Replace orphaned PVE

Laser47

New Member
Dec 29, 2024
2
0
1
I have a home lab cluster with 3 PVE nodes running Proxmox 8.3.3 with Ceph 19.2.0. One of the nodes blew out its OS drive and now it won't boot. I've ordered new drives (WD Red) and need to start with rebuilding the lost node. I'd like to build it back "in place" - e.g. same name, IP, etc. instead of calling it pve-04 and perpetually having a skip in my naming scheme forever.

Before I rebuild, is there anything I should do on the current systems? Of course, Ceph is angry and shows the Monitor, Manager, and Meta Data Server services down - there's no quorum. I'm ok with wiping the Ceph drive in the orphaned system as part of the rebuild process and let Ceph re-copy the missing blocks.

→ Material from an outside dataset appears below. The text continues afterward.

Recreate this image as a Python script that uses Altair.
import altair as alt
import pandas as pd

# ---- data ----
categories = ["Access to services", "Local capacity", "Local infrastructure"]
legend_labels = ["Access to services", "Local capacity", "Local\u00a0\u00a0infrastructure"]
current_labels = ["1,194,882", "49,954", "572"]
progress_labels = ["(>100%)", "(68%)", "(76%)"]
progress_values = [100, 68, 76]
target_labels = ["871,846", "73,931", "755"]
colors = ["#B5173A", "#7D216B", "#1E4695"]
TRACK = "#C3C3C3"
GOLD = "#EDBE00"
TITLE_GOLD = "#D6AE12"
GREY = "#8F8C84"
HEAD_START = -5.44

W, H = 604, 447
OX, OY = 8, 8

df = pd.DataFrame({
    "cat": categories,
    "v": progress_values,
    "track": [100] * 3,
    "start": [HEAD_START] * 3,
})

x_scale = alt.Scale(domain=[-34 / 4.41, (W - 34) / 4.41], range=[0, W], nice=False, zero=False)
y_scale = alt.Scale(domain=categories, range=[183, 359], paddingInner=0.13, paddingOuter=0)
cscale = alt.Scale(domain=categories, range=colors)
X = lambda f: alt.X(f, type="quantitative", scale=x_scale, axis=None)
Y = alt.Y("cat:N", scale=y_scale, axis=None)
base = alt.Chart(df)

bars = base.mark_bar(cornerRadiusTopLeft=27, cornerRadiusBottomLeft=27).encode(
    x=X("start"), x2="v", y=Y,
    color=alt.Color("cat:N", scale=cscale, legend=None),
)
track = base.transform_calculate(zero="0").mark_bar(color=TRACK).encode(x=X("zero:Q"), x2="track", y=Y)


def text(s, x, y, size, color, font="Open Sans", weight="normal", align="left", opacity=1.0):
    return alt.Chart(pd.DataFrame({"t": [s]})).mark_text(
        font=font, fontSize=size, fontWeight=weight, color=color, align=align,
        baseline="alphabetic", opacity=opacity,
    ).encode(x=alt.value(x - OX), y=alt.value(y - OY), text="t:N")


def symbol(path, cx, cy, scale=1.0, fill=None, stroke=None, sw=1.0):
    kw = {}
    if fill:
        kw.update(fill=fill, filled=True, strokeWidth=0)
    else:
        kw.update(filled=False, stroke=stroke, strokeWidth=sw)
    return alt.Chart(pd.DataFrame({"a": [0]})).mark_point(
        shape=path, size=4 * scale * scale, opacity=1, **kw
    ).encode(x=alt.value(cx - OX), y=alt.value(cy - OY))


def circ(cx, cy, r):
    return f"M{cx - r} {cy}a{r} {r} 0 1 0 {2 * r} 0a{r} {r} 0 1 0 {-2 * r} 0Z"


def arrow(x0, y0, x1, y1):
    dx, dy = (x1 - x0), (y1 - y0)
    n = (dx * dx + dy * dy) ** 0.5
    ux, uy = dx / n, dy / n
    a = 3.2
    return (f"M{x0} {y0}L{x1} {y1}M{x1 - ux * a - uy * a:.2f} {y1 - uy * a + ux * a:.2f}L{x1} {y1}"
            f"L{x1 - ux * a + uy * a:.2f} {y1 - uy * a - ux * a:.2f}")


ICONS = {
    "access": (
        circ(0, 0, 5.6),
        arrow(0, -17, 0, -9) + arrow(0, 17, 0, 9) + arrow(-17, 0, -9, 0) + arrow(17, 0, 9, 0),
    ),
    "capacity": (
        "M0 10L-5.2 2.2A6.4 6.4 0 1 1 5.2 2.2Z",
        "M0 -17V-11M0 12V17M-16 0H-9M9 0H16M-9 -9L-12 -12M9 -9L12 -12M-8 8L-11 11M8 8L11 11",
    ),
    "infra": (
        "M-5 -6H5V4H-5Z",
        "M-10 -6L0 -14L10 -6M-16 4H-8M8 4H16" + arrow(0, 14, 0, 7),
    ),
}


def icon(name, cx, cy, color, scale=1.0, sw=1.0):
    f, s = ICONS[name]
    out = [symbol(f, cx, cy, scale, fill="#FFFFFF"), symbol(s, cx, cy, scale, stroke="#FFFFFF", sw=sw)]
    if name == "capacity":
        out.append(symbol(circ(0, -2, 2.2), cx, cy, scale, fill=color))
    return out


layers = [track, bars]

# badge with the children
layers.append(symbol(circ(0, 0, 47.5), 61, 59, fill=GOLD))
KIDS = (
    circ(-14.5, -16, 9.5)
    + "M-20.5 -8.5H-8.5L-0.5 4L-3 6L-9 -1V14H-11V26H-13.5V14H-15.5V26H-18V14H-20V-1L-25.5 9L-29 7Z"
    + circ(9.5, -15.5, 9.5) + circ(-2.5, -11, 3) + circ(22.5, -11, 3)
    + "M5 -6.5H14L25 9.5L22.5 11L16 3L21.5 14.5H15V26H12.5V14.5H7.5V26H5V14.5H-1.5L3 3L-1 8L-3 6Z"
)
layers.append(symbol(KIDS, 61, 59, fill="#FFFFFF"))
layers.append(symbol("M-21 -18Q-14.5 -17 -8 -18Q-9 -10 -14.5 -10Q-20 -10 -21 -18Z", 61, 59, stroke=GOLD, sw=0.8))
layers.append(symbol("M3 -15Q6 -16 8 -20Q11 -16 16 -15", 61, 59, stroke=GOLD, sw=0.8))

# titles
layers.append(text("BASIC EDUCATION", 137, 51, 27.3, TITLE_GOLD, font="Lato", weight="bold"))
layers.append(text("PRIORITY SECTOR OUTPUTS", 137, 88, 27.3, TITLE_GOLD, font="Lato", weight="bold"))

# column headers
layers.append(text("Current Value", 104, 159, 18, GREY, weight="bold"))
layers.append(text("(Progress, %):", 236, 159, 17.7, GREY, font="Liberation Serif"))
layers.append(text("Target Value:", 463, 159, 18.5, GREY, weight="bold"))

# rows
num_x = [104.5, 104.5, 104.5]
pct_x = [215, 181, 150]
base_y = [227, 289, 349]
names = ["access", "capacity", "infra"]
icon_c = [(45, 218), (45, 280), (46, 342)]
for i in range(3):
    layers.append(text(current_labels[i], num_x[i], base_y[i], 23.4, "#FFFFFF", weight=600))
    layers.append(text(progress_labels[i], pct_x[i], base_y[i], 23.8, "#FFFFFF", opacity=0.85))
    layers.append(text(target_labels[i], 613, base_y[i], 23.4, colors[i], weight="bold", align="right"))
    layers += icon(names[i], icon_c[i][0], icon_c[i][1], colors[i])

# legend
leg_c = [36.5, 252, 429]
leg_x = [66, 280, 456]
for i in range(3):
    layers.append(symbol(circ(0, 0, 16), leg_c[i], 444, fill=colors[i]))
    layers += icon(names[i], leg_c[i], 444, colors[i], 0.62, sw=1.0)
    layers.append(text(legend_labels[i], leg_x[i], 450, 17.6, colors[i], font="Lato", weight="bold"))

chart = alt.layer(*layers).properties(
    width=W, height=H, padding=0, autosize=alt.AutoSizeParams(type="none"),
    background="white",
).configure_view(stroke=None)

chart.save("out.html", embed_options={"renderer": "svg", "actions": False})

Is there anything to do on the Proxmox side? Is there anything special to remove the pve from the cluster?

Once I get the orphaned system fixed, what would be the process to rebuild the others on the WD Red drives? Is there something I should do to more gracefully pull them from the cluster before shutting them down?


TIA
 
So, to clean this up on the Proxmox VE side, remove the node from the cluster: https://pve.proxmox.com/pve-docs/pve-admin-guide.html#_remove_a_cluster_node

For Ceph, remove the missing services so that Ceph forgets about them. 2 / 3 MONs are still present right?


Code:
ceph mon remove {mon-id}
ceph osd rm {osd id}

https://docs.ceph.com/en/reef/rados/operations/add-or-rm-mons/#removing-monitors
https://docs.ceph.com/en/reef/rados/operations/add-or-rm-osds/#removing-osds-manual


Once the node is working again, and you still have the OSD disks as they are, after it joined the Proxmox VE cluster and the Ceph packages are installed, consider running
CSS:
ceph-volume lvm activate --all
It will try to detect exisiting OSDs and will make sure they are added to the CRUSH map to show up for the node. This could make the rebalance a lot faster.
 
So, to clean this up on the Proxmox VE side, remove the node from the cluster: https://pve.proxmox.com/pve-docs/pve-admin-guide.html#_remove_a_cluster_node

For Ceph, remove the missing services so that Ceph forgets about them. 2 / 3 MONs are still present right?


Code:
ceph mon remove {mon-id}
ceph osd rm {osd id}

https://docs.ceph.com/en/reef/rados/operations/add-or-rm-mons/#removing-monitors
https://docs.ceph.com/en/reef/rados/operations/add-or-rm-osds/#removing-osds-manual


Once the node is working again, and you still have the OSD disks as they are, after it joined the Proxmox VE cluster and the Ceph packages are installed, consider running
CSS:
ceph-volume lvm activate --all
It will try to detect exisiting OSDs and will make sure they are added to the CRUSH map to show up for the node. This could make the rebalance a lot faster.


Yes, 2/3 are still present.

Thank you so much. I'll start going through this.